Героя и героиню (Диотиму) отличает максимализм чувств и стремлений, который, однако, таит в себе и опасность неразрешимого конфликта. Реальная жизнь вскоре жестоко разбивает иллюзии. Разочарование героя романа сродни разочарованию шиллеровского Карла Моора. Гиперион порицает себя за попытку «насаждать рай с помощью шайки разбойников».

Гельдерлин очень скуп в изображении внешних событий. Иногда «Гипериона» сравнивают со «Страданиями юного Вертера». Но сходство здесь лишь внешнее — роман в письмах; различие — в мировоззрении, художественном методе, типе героя. Самый характер конфликта у Гельдерлина иной, чем у Гёте, и главная идея иная, чем у Шиллера. Гиперион противостоит не только миру социального зла, но и всей реальной действительности. Если личное счастье Вертера разрушено замужеством Шарлотты, то любовь Гипериона и Диотимы — трагическим несоответствием между идеалом и действительностью; препятствие счастью — не соперник и не конкретная общественная система, а неустроенность самого мира, в котором человеческая личность не может раскрыть заложенных в ней возможностей.

Фрагменты трагедии «Смерть Эмпедокла» сохранились в трех вариантах 1798—1800 гг. (опубл. 1846). В образе древнегреческого мыслителя, притязавшего на роль пророка, на божественность, романтик Гельдерлин подчеркивает героическое одиночество мыслителя, конфликт с не понимающим его миром и, наконец, идею слияния человека с природой, реализуемую в необычной смерти героя. Однако концепция трагедии об Эмпедокле не сложилась у поэта до конца, и произведение осталось незавершенным.
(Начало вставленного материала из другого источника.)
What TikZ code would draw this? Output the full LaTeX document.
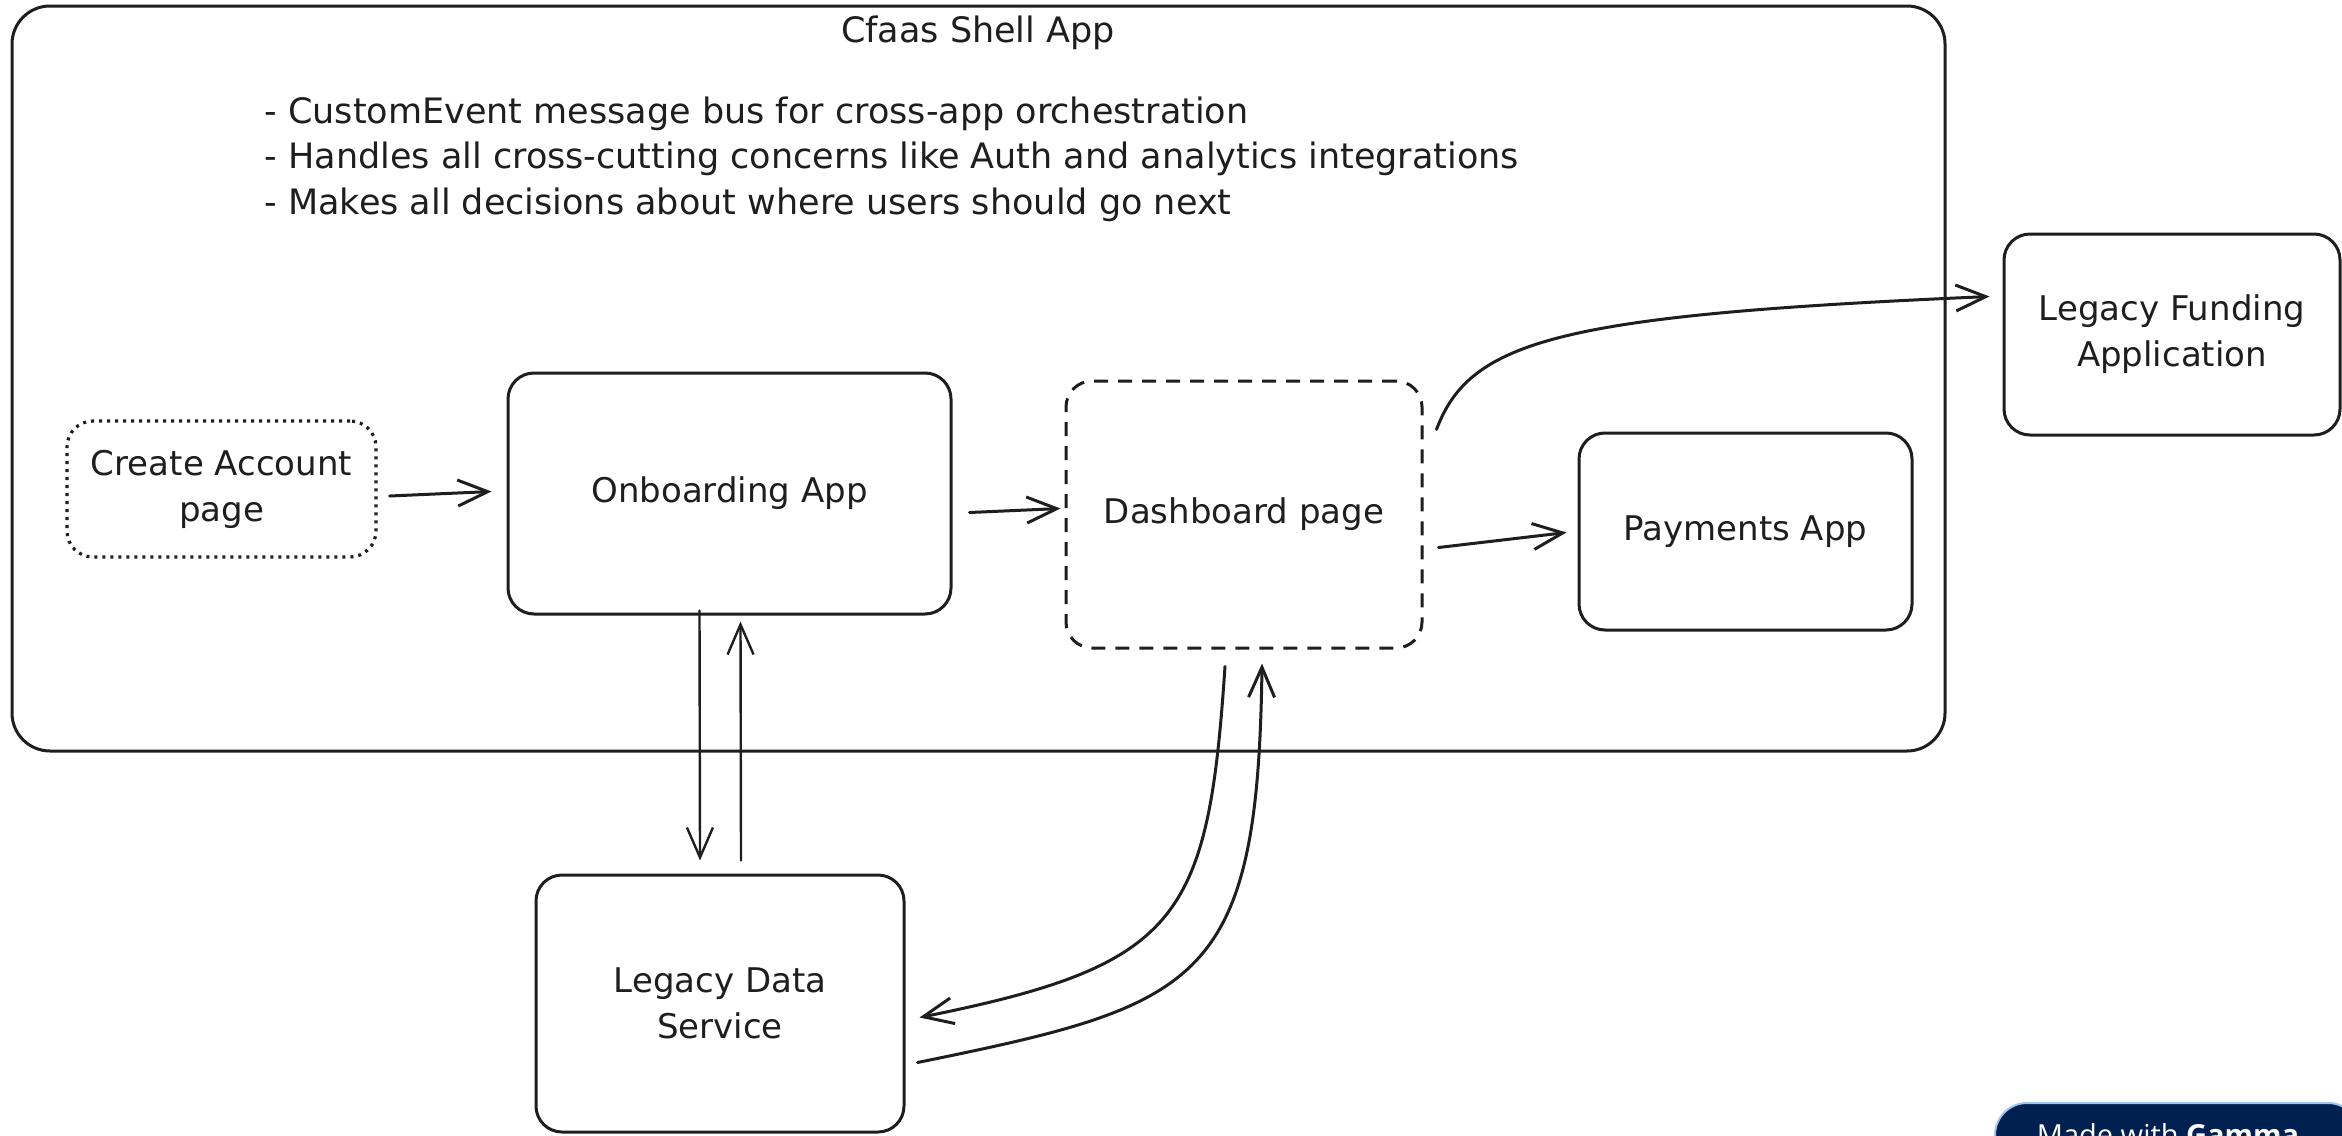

Творчество Гельдерлина не получило достойного отклика у современников. Хотя некоторые его идеи были близки исканиям иенцев (прежде всего, идея универсальности), ни эллинизм его, ни пафос борьбы за счастливое будущее не были ими поняты и приняты. Еще более чужд оказался Гельдерлин гейдельбержцам, в особенности их националистическим устремлениям.

В целом ранний романтизм таил в себе неразрешимое противоречие: романтическая ирония подразумевала не только преодоление всего конечного, связанного с реальным миром, она подрывала и основы романтического идеала. На глазах рушился оптимизм ранних романтиков.

Трагизм общественно-исторической ситуации в Европе начала XIX в. отчетливо отразился не только у романтиков, но и в позднем творчестве Фридриха Шиллера. Немногие годы, которые ему оставалось прожить в XIX в., были насыщены напряженной творческой работой, поисками новых тем и новых художественных средств для их разработки. При этом Шиллер, оставаясь в целом на просветительских позициях и признавая историческое значение происшедших социальных перемен («сокрушились старых форм основы», — писал он в стихотворении 1801 г. «Начало нового века»), одновременно испытывал смятение перед действительностью, которая уже не оставляла места для просветительских иллюзий («И на всей земле неизмеримой десяти счастливцам места нет»).